= Data extract =
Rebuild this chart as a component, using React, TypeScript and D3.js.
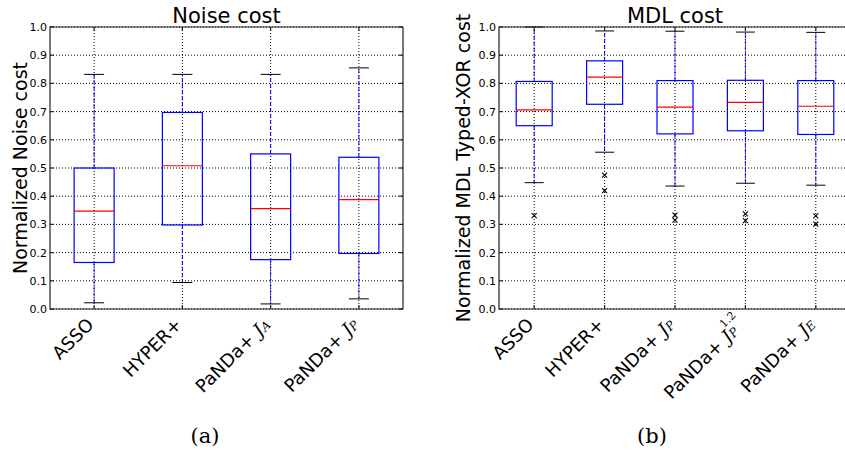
* * *
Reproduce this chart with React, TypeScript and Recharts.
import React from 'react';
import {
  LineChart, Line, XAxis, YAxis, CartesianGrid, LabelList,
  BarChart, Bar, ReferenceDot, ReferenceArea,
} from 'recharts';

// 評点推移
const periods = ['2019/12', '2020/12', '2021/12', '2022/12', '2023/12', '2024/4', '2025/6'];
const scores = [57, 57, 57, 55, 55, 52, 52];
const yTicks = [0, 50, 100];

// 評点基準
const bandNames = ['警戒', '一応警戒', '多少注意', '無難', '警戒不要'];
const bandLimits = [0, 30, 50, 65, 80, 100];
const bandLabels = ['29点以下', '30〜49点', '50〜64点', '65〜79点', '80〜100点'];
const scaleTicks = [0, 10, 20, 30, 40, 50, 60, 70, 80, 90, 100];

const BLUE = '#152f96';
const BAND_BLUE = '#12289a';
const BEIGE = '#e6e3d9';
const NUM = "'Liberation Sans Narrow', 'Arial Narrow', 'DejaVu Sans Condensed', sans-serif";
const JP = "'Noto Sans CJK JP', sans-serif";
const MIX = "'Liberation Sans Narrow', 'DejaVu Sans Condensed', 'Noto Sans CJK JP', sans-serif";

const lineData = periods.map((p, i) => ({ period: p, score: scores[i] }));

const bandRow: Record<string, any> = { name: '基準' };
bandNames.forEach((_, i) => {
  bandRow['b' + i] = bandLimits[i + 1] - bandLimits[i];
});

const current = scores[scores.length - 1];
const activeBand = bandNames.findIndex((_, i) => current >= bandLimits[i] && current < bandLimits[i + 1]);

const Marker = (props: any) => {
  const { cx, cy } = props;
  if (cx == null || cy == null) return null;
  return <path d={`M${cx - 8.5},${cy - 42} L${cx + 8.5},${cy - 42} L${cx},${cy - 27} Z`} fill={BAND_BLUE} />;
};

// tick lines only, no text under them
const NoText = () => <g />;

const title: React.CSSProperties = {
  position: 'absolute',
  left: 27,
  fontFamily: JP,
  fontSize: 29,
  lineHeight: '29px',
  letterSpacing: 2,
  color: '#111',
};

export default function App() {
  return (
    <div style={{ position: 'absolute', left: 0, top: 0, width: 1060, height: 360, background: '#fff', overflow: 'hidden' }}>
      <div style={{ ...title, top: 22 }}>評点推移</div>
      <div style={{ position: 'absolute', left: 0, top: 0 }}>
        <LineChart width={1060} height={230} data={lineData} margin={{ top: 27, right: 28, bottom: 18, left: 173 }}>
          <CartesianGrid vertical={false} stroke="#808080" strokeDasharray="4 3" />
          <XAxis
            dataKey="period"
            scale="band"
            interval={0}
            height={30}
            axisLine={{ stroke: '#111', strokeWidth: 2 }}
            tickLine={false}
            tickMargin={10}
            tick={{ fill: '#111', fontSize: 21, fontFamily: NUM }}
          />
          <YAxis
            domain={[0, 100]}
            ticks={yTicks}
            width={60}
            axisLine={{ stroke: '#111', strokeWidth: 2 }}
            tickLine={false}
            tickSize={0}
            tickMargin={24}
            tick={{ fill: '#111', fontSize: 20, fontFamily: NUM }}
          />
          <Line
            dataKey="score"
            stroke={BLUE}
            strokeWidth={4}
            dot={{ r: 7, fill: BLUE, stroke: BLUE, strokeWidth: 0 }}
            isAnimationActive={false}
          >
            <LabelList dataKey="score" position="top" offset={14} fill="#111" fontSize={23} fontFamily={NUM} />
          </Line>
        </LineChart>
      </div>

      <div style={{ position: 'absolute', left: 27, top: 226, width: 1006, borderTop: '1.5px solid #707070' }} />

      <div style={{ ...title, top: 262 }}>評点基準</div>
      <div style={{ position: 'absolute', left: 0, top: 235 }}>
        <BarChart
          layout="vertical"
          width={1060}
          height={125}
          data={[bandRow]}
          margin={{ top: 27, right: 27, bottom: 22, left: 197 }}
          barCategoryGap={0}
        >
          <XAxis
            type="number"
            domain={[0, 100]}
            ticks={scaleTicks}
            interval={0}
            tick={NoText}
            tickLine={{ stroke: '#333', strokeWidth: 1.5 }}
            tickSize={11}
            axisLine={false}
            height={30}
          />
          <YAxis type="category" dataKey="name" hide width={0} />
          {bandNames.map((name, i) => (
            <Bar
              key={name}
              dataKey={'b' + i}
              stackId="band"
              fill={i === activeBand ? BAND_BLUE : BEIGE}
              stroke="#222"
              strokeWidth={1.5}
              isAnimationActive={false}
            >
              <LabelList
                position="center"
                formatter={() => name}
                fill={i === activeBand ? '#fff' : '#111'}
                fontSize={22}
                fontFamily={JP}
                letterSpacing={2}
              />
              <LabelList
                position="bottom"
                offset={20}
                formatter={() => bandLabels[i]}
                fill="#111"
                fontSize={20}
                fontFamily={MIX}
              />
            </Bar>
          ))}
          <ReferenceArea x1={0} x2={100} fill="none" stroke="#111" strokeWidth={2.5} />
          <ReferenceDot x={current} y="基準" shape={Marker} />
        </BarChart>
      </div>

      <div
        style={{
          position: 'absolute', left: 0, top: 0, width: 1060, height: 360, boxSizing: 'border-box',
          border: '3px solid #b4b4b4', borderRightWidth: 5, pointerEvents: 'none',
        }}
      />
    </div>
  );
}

= What the task asks =
Repeat, word for word, only the lines from the line holding "Reproduce this chart" through the line holding "const yTicks = [0, 50, 100];", with both of those lines included.

= Task response =
Reproduce this chart with React, TypeScript and Recharts.
import React from 'react';
import {
  LineChart, Line, XAxis, YAxis, CartesianGrid, LabelList,
  BarChart, Bar, ReferenceDot, ReferenceArea,
} from 'recharts';

// 評点推移
const periods = ['2019/12', '2020/12', '2021/12', '2022/12', '2023/12', '2024/4', '2025/6'];
const scores = [57, 57, 57, 55, 55, 52, 52];
const yTicks = [0, 50, 100];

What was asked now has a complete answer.